» **Exercise prompt**
Extract the lines of the material below, beginning with the first and ending with the line that holds "import plotly.graph_objects as go". Skip every picture.
* * * *
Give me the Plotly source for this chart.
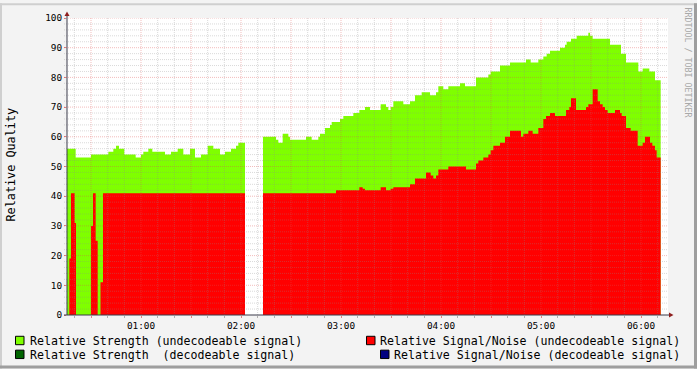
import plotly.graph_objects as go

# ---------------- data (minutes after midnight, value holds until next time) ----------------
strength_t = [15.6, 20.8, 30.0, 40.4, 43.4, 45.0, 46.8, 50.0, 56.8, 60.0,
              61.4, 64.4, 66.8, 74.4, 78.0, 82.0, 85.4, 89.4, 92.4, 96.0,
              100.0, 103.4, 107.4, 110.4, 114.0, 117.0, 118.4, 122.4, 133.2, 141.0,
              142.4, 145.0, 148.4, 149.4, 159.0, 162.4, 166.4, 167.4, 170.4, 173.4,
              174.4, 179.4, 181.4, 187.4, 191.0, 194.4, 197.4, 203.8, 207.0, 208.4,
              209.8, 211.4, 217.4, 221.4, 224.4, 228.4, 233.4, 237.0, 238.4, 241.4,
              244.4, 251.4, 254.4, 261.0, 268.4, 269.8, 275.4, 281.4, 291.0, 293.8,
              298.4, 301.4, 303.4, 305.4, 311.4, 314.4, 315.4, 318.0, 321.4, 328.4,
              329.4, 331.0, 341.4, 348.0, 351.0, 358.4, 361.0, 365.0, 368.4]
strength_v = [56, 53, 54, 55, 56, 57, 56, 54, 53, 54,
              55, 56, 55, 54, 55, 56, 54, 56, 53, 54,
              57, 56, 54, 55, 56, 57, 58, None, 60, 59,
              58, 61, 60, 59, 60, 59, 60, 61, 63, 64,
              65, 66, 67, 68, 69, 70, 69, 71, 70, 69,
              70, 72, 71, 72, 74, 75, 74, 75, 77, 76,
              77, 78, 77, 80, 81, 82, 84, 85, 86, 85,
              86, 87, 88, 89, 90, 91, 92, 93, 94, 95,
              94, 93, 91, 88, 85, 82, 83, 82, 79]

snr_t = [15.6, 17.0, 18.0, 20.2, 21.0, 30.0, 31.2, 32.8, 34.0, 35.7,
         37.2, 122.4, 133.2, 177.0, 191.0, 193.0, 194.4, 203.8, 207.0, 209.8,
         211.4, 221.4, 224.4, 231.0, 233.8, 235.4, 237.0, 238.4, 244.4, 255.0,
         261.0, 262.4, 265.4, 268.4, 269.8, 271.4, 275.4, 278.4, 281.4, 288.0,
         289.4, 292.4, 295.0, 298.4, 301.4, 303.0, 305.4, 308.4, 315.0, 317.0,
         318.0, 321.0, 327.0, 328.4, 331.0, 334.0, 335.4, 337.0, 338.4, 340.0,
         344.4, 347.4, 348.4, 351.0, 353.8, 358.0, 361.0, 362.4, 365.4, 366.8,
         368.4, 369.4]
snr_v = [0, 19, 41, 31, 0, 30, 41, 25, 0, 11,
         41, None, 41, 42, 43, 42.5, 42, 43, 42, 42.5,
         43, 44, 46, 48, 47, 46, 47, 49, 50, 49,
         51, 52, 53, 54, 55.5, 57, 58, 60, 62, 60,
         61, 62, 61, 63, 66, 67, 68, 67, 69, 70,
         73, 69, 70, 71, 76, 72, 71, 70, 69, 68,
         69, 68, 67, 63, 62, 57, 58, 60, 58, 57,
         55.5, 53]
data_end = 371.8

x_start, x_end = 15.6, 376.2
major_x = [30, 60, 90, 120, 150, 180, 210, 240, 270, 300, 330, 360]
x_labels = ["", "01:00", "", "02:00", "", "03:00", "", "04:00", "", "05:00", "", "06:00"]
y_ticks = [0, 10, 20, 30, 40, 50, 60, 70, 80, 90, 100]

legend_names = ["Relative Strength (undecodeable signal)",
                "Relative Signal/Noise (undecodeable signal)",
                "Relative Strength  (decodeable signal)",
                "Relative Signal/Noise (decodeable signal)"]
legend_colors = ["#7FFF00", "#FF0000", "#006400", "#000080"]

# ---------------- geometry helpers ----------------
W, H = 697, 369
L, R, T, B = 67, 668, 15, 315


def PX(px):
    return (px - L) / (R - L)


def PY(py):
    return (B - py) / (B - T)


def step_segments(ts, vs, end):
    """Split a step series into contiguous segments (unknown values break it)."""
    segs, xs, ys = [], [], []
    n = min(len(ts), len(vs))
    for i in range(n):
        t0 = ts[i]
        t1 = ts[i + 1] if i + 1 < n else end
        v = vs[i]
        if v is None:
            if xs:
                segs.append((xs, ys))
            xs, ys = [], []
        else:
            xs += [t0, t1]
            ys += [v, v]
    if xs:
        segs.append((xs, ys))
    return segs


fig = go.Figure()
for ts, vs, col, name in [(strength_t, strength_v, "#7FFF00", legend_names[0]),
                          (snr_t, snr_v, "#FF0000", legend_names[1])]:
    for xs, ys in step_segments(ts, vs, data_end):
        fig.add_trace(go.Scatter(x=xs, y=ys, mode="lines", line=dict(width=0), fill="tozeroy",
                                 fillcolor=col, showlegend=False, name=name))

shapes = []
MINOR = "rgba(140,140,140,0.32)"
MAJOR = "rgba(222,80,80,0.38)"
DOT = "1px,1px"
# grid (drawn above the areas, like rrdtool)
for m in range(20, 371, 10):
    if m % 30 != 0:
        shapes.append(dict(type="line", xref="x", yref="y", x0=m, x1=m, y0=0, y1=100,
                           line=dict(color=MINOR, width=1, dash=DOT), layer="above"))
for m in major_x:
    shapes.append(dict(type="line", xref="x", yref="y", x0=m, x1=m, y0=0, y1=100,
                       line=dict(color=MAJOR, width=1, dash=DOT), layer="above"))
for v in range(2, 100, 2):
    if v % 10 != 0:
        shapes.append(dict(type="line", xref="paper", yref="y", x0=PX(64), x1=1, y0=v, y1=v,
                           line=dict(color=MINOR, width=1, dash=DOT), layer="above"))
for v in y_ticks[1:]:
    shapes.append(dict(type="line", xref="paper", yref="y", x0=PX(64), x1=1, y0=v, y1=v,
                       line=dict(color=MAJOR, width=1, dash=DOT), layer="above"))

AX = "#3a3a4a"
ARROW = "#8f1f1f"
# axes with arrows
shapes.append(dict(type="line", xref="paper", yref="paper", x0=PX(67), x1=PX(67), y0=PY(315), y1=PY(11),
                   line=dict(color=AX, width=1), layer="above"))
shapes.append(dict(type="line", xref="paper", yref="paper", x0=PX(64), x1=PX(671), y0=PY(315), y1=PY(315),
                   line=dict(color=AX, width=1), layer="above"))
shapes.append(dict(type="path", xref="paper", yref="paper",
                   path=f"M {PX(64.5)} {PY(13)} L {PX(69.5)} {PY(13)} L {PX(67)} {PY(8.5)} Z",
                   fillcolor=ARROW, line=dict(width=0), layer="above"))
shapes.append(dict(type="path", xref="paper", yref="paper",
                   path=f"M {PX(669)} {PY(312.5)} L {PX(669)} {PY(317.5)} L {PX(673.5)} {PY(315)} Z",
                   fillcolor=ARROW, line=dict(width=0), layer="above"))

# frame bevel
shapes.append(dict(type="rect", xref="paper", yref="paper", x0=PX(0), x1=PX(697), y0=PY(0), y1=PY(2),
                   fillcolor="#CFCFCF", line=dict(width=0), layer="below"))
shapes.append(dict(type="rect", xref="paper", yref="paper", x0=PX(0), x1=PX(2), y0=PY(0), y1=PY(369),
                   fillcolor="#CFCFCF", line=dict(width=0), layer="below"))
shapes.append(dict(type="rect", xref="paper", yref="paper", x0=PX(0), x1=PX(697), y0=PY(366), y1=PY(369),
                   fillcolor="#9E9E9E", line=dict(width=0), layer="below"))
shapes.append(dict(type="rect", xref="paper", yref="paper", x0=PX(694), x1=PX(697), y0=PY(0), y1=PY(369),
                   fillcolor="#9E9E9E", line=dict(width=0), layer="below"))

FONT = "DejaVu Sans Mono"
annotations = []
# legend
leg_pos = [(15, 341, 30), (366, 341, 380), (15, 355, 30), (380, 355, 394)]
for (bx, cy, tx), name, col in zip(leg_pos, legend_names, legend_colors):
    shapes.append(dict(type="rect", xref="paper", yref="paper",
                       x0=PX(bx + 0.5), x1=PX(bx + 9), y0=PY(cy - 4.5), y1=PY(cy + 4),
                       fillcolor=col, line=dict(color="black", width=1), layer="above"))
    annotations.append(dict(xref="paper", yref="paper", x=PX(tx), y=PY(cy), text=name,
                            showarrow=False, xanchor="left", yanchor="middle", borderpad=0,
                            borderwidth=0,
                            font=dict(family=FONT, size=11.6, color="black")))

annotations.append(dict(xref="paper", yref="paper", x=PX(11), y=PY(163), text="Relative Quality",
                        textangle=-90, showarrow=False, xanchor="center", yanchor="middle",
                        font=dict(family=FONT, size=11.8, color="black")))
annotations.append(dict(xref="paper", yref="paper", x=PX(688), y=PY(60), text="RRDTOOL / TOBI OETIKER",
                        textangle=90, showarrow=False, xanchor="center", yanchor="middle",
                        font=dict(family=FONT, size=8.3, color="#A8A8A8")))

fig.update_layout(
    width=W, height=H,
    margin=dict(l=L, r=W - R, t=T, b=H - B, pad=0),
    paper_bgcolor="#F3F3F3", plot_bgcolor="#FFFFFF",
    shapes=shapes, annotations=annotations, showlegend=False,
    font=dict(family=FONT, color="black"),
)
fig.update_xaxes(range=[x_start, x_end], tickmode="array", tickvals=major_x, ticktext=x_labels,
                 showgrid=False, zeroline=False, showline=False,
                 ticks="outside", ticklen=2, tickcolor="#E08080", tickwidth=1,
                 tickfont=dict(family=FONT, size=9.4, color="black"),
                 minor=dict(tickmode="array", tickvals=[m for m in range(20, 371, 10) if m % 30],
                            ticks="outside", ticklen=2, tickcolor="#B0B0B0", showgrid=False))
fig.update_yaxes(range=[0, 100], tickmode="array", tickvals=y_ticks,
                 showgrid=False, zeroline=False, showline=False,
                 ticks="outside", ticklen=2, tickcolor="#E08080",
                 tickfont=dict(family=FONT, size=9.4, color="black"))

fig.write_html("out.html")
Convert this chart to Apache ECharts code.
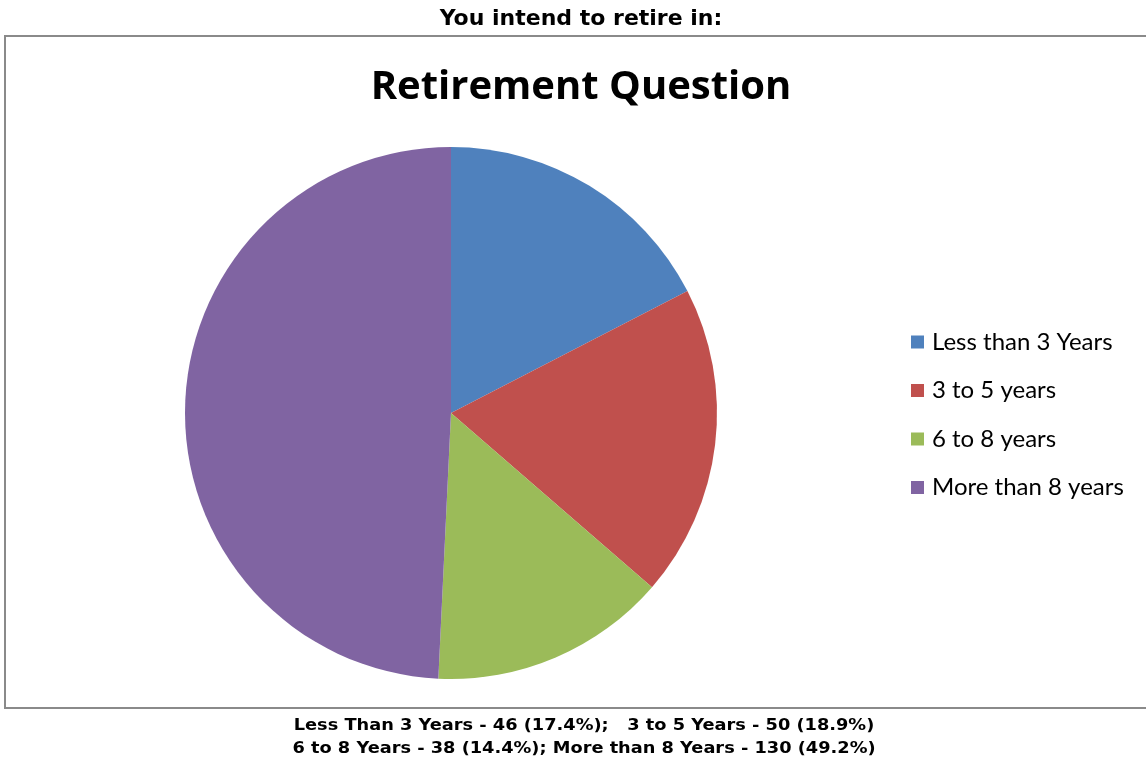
* * * *
» **Finished exercise**
Give me the Plotly source for this chart.
import plotly.graph_objects as go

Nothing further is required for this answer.